In fact, this leads me to the set of rules I have posted in my office...which I'll cover in an upcoming post.

I'd love to open the door to the IT Confessional to hear what stories you have.  Please feel free to add comments with your best (and worst) related stories.

 








 

Saturday, November 21, 2009

There Are No Temporary Solutions

In my first series of posts, I'll look at common missteps in the IT world. These are things which I've seen over and over again. For each, I'll give some examples and share some ways to see them coming - oh, and I'll throw out some self-defense techniques for avoiding them, too.

So - the first item on the list of IT Missteps is the temporary solution.

Here's the rule - say it with me: There are no temporary solutions.

What is a temporary solution?

Call it a one-off, a work-around, or a temporary solution - these are the things which were meant to be in place as a stop-gap, but end up becoming calcified into the environment. Sure, sometimes they really are temporary, but you should look at them with skepticism and with an eye towards the long-run.

Did you ever get into a situation like this:

You are trying to get data from one system to another. You've heard that someone is working to build out a new architecture for data transfer but that's just a start-up project. But hey, you need to get this data moving now. So what happens? You end up with some horked up batch file transfer to feed the data across. Later, you find out that the data transfer you need is outside the scope of that architecture project. Welcome to the not-so-temporary Temporary Solution.

Or maybe you run into a bug in some internally-supported software. You can't run the report...but it works fine if you exit and restart the application. So everyone who needs to run the report does just that.

Why does it happen and why is it a problem?

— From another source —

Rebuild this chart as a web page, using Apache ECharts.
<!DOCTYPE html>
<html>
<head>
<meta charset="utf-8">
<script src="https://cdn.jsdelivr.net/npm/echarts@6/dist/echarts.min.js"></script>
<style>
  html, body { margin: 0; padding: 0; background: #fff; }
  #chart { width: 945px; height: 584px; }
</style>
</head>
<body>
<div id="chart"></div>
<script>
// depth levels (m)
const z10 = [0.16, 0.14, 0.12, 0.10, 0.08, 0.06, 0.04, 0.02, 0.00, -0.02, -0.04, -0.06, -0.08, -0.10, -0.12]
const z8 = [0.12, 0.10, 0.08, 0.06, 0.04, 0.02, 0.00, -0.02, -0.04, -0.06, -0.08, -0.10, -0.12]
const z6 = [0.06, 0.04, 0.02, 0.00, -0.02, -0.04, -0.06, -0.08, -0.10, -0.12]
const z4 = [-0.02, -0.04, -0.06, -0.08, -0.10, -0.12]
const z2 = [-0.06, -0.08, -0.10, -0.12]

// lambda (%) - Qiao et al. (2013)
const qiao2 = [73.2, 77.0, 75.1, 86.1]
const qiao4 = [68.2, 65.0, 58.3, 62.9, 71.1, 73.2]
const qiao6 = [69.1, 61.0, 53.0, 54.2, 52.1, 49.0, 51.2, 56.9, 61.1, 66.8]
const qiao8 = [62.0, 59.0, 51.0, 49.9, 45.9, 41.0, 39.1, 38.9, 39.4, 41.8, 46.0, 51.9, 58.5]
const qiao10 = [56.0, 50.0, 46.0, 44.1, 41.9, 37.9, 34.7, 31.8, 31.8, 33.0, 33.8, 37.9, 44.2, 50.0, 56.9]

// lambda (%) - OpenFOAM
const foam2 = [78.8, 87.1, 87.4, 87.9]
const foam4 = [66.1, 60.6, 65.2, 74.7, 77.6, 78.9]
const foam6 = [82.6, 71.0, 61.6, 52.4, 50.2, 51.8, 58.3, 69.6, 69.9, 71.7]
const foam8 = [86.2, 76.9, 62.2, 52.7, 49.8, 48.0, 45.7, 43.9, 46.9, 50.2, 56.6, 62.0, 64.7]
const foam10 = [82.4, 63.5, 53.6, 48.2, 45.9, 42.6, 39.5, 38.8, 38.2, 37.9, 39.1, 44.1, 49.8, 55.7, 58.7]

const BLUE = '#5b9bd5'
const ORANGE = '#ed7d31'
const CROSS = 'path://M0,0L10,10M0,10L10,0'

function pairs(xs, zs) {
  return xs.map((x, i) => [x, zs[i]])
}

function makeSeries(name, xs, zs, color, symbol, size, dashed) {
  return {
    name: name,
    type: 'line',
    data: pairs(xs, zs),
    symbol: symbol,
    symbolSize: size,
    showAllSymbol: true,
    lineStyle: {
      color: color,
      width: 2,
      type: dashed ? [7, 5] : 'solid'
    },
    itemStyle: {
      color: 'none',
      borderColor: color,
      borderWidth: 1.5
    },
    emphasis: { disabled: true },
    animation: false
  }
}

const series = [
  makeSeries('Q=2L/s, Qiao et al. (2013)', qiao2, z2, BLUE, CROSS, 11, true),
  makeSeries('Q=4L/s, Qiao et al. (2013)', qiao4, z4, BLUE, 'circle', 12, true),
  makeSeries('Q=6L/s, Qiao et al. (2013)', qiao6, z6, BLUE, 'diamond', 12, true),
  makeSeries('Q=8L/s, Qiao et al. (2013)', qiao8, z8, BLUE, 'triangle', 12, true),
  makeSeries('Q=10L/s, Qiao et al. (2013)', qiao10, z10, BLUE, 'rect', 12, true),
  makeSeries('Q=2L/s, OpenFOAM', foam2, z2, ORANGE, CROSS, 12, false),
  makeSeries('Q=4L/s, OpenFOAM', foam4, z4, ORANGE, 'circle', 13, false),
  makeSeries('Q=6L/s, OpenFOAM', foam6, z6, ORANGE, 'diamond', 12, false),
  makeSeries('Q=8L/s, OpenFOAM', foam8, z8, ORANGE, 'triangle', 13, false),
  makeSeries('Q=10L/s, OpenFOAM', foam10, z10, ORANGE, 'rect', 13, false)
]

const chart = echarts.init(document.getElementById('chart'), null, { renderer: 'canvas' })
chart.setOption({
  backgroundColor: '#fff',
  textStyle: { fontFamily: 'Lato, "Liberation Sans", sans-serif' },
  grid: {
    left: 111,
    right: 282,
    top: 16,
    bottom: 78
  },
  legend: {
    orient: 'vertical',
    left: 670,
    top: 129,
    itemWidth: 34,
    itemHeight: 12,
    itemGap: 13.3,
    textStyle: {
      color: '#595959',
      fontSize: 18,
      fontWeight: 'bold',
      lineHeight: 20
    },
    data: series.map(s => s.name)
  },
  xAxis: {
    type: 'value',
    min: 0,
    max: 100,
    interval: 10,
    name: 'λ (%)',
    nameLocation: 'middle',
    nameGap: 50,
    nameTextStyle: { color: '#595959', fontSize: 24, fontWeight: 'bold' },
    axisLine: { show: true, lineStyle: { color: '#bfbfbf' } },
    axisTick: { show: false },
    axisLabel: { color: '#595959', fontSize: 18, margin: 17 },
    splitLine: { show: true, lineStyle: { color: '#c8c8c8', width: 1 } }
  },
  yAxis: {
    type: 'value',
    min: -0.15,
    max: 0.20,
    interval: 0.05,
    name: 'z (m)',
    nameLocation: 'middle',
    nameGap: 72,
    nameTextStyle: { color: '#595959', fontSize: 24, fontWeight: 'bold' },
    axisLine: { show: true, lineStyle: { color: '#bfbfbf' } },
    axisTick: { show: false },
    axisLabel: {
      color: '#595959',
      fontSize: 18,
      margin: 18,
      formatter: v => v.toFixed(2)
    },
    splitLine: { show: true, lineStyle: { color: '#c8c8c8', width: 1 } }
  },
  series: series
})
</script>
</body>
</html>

These sorts of solutions are often a matter of risk transfer or effort transfer. It's easier for me to have you do extra work. Other times it's a matter of not having a choice at all - you have to do something now, but in doing that, the future isn't considered.

Temporary solutions become permanent for a few reasons. Sometimes they're just good enough to live with. It's like having a minor chronic injury - you can live with it, you can function - just not as well as you should, and it's hard to know when you should stop living with it and seek treatment. And sometimes there is hand-waving about future fixes, but that cavalry doesn't make it over the hill.

What makes these one-offs a problem? Well, if it really were temporary it wouldn't be so bad. But in the long run, one-off solutions are expensive and difficult to support. There's typically a lack of thought about the workaround since it's only temporary anyway.

These one-offs are like stray animals looking for a (support) home. An ex-boss of mine once put it this way: "shoot it, or adopt it." Okay - maybe that's a harsh way to say it - but the point remains the same - you either need to make it part of your business or you need to end it. The in-between state where you feed the stray and it stays constantly on the edge of starving doesn't help anyone.


What's a good self-defense against the temporary solution?

First, realize that having a workaround shouldn't let anyone off the hook for a root cause. In ITIL, this can be a matter of the graduation from incident management to problem management.

Second, being conscious of when something is about to become the way you do business. Do the processes and support mechanisms exist for it? Do the resources exist? What costs does this impose?

More generally, there needs to be a connection between the temporary solution and the long-term solution. We can set up the batch file method along with adding this to the scope of the architecture project. I'll restart the applications in parallel to you looking for the root cause of the report issue.

This is a problem which demands a holistic approach to get the optimal results. You need to have a good problem management process in place. You need to have an analysis which informs a gating decision to adding workarounds and pieces of solution to your business. And finally, you need the governance to ensure you don't get trapped in the next misstep: this is too important to wait. We'll take a look at that in an upcoming post.